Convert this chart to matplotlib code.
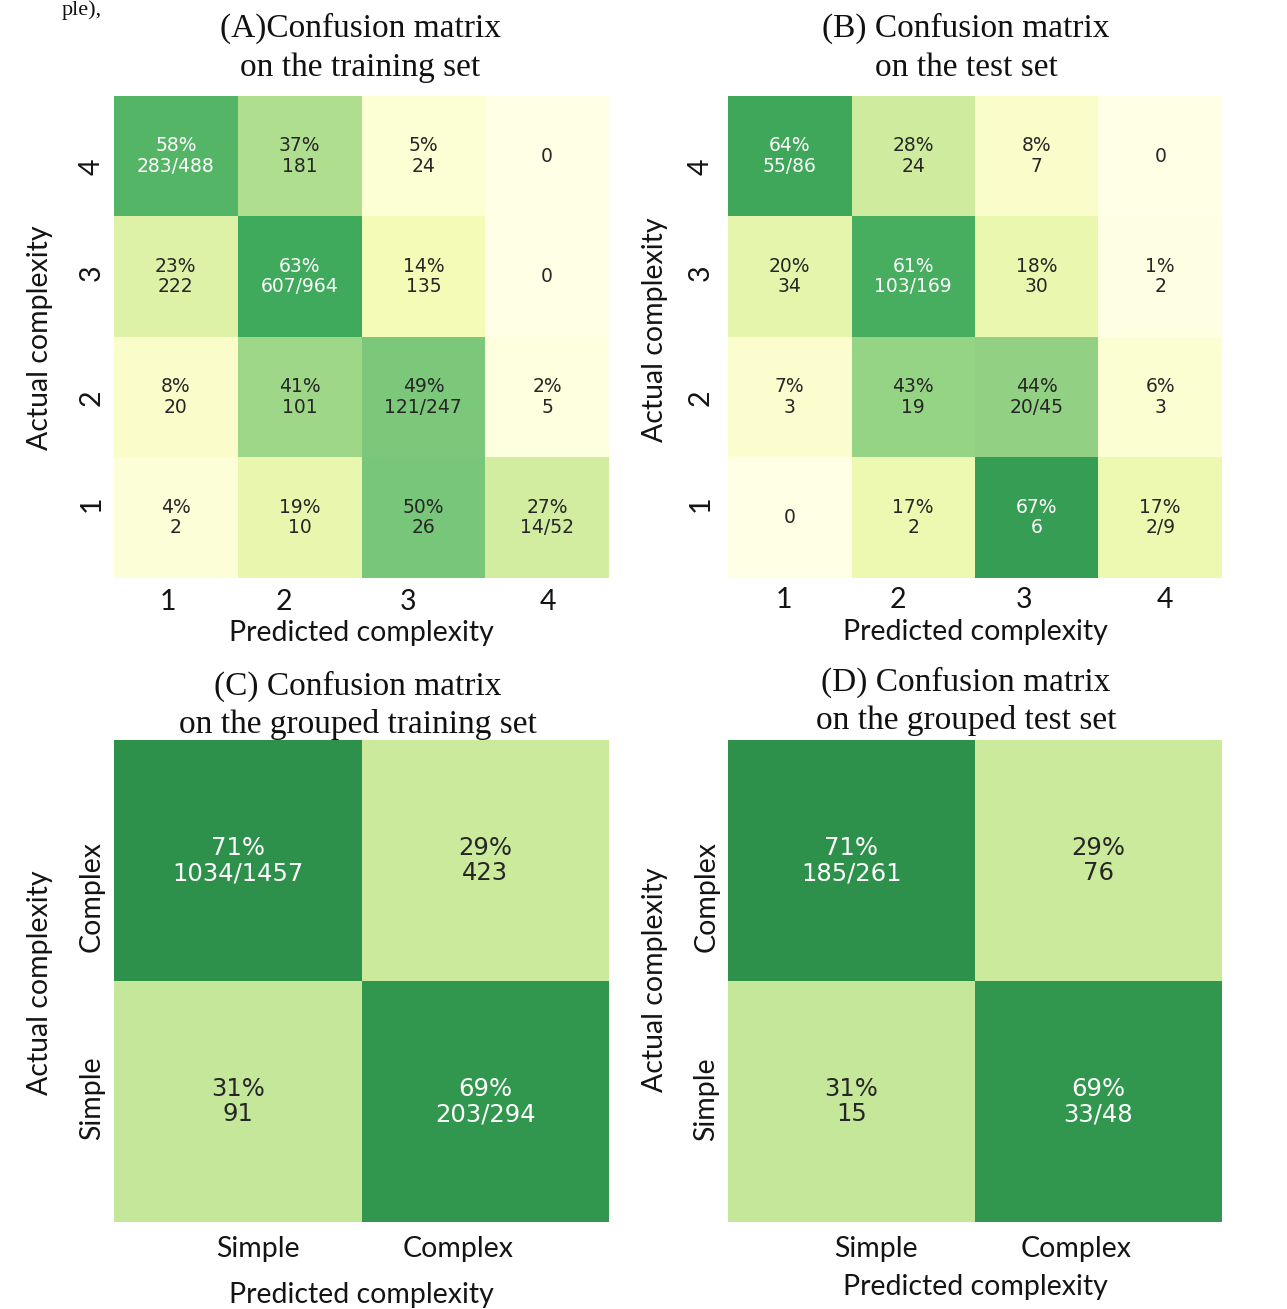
import numpy as np
import matplotlib
matplotlib.use("Agg")
import matplotlib.pyplot as plt
import seaborn as sns

# ---- data -------------------------------------------------------------
# Rows are actual classes from top to bottom, columns are predicted classes.
fine_rows = ["4", "3", "2", "1"]
fine_cols = ["1", "2", "3", "4"]

train_pct = [[58, 37, 5, 0],
             [23, 63, 14, 0],
             [8, 41, 49, 2],
             [4, 19, 50, 27]]
train_cnt = [["283/488", "181", "24", "0"],
             ["222", "607/964", "135", "0"],
             ["20", "101", "121/247", "5"],
             ["2", "10", "26", "14/52"]]

test_pct = [[64, 28, 8, 0],
            [20, 61, 18, 1],
            [7, 43, 44, 6],
            [0, 17, 67, 17]]
test_cnt = [["55/86", "24", "7", "0"],
            ["34", "103/169", "30", "2"],
            ["3", "19", "20/45", "3"],
            ["0", "2", "6", "2/9"]]

grp_rows = ["Complex", "Simple"]
grp_cols = ["Simple", "Complex"]

grp_train_pct = [[71, 29],
                 [31, 69]]
grp_train_cnt = [["1034/1457", "423"],
                 ["91", "203/294"]]

grp_test_pct = [[71, 29],
                [31, 69]]
grp_test_cnt = [["185/261", "76"],
                ["15", "33/48"]]

# ---- figure -------------------------------------------------------------
W, H = 1287, 1309
fig = plt.figure(figsize=(W / 100, H / 100), dpi=100)

SERIF = "Liberation Serif"
SANS = "Lato"
SANS_SIZE = 20.5
INK = "#141414"


def px_axes(left, top, right, bottom):
    return fig.add_axes([left / W, 1 - bottom / H, (right - left) / W, (bottom - top) / H])


def cell_labels(pct, cnt):
    out = []
    for prow, crow in zip(pct, cnt):
        line = []
        for p, c in zip(prow, crow):
            line.append("0" if p == 0 and c == "0" else f"{p}%\n{c}")
        out.append(line)
    return np.array(out)


def panel(box, pct, cnt, rows, cols, annot_size, titles, title_x, title_y,
          xlabel_y, ylabel_x, ylabel_y, ytick_pad, xtick_pad, xtick_at, ytick_at):
    ax = px_axes(*box)
    left, top, right, bottom = box
    vals = np.array(pct, dtype=float) / 100.0
    sns.heatmap(vals, annot=cell_labels(pct, cnt), fmt="", cmap="YlGn",
                vmin=0, vmax=1, cbar=False, ax=ax,
                annot_kws={"size": annot_size, "family": "DejaVu Sans",
                           "linespacing": 1.1})
    # category labels sit slightly inward from the cell centres
    ax.set_xticks(xtick_at)
    ax.set_xticklabels(cols, fontfamily=SANS, fontsize=SANS_SIZE, color=INK,
                       rotation=0)
    ax.set_yticks(ytick_at)
    ax.set_yticklabels(rows, fontfamily=SANS, fontsize=SANS_SIZE, color=INK,
                       rotation=90, va="center")
    ax.tick_params(axis="both", length=0)
    ax.tick_params(axis="x", pad=xtick_pad)
    ax.tick_params(axis="y", pad=ytick_pad)

    ax.set_xlabel("Predicted complexity", fontfamily=SANS, fontsize=SANS_SIZE,
                  color=INK, va="center")
    ax.xaxis.set_label_coords(0.5, (bottom - xlabel_y) / (bottom - top))
    ax.set_ylabel("Actual complexity", fontfamily=SANS, fontsize=SANS_SIZE,
                  color=INK, va="center")
    ax.yaxis.set_label_coords((ylabel_x - left) / (right - left),
                              (bottom - ylabel_y) / (bottom - top))

    for text, ty in zip(titles, title_y):
        fig.text(title_x / W, 1 - ty / H, text, ha="center", va="center",
                 fontfamily=SERIF, fontsize=24, color="#111111")
    return ax


panel((114, 96, 609, 578), train_pct, train_cnt, fine_rows, fine_cols, 13.5,
      ["(A)Confusion matrix", "on the training set"], 360, (28, 68),
      633, 40, 338, 6.5, 7.8,
      [0.44, 1.37, 2.38, 3.51], [0.59, 1.47, 2.50, 3.38])

panel((728, 96, 1222, 578), test_pct, test_cnt, fine_rows, fine_cols, 13.5,
      ["(B) Confusion matrix", "on the test set"], 966, (28, 68),
      632, 655, 330, 10.5, 6.8,
      [0.45, 1.38, 2.40, 3.54], [0.59, 1.47, 2.50, 3.38])

panel((114, 740, 609, 1222), grp_train_pct, grp_train_cnt, grp_rows, grp_cols, 17.5,
      ["(C) Confusion matrix", "on the grouped training set"], 358, (686, 724),
      1295, 40, 983, 6.7, 10,
      [0.58, 1.39], [0.65, 1.485])

panel((728, 740, 1222, 1222), grp_test_pct, grp_test_cnt, grp_rows, grp_cols, 17.5,
      ["(D) Confusion matrix", "on the grouped test set"], 966, (682, 720),
      1287, 655, 980, 6.2, 10,
      [0.60, 1.41], [0.65, 1.49])

# tail of the preceding caption line
fig.text(62 / W, 1 - 15 / H, "ple),", ha="left", va="baseline",
         fontfamily=SERIF, fontsize=16, color="#111111")

fig.savefig("out.png", dpi=100)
────
### What this task involves
Begin at the top of the material above and output each line exactly, stopping after the line that holds "return fig.add_axes([left /". Leave out pictures.

### Problem solution
Convert this chart to matplotlib code.
import numpy as np
import matplotlib
matplotlib.use("Agg")
import matplotlib.pyplot as plt
import seaborn as sns

# ---- data -------------------------------------------------------------
# Rows are actual classes from top to bottom, columns are predicted classes.
fine_rows = ["4", "3", "2", "1"]
fine_cols = ["1", "2", "3", "4"]

train_pct = [[58, 37, 5, 0],
             [23, 63, 14, 0],
             [8, 41, 49, 2],
             [4, 19, 50, 27]]
train_cnt = [["283/488", "181", "24", "0"],
             ["222", "607/964", "135", "0"],
             ["20", "101", "121/247", "5"],
             ["2", "10", "26", "14/52"]]

test_pct = [[64, 28, 8, 0],
            [20, 61, 18, 1],
            [7, 43, 44, 6],
            [0, 17, 67, 17]]
test_cnt = [["55/86", "24", "7", "0"],
            ["34", "103/169", "30", "2"],
            ["3", "19", "20/45", "3"],
            ["0", "2", "6", "2/9"]]

grp_rows = ["Complex", "Simple"]
grp_cols = ["Simple", "Complex"]

grp_train_pct = [[71, 29],
                 [31, 69]]
grp_train_cnt = [["1034/1457", "423"],
                 ["91", "203/294"]]

grp_test_pct = [[71, 29],
                [31, 69]]
grp_test_cnt = [["185/261", "76"],
                ["15", "33/48"]]

# ---- figure -------------------------------------------------------------
W, H = 1287, 1309
fig = plt.figure(figsize=(W / 100, H / 100), dpi=100)

SERIF = "Liberation Serif"
SANS = "Lato"
SANS_SIZE = 20.5
INK = "#141414"


def px_axes(left, top, right, bottom):
    return fig.add_axes([left / W, 1 - bottom / H, (right - left) / W, (bottom - top) / H])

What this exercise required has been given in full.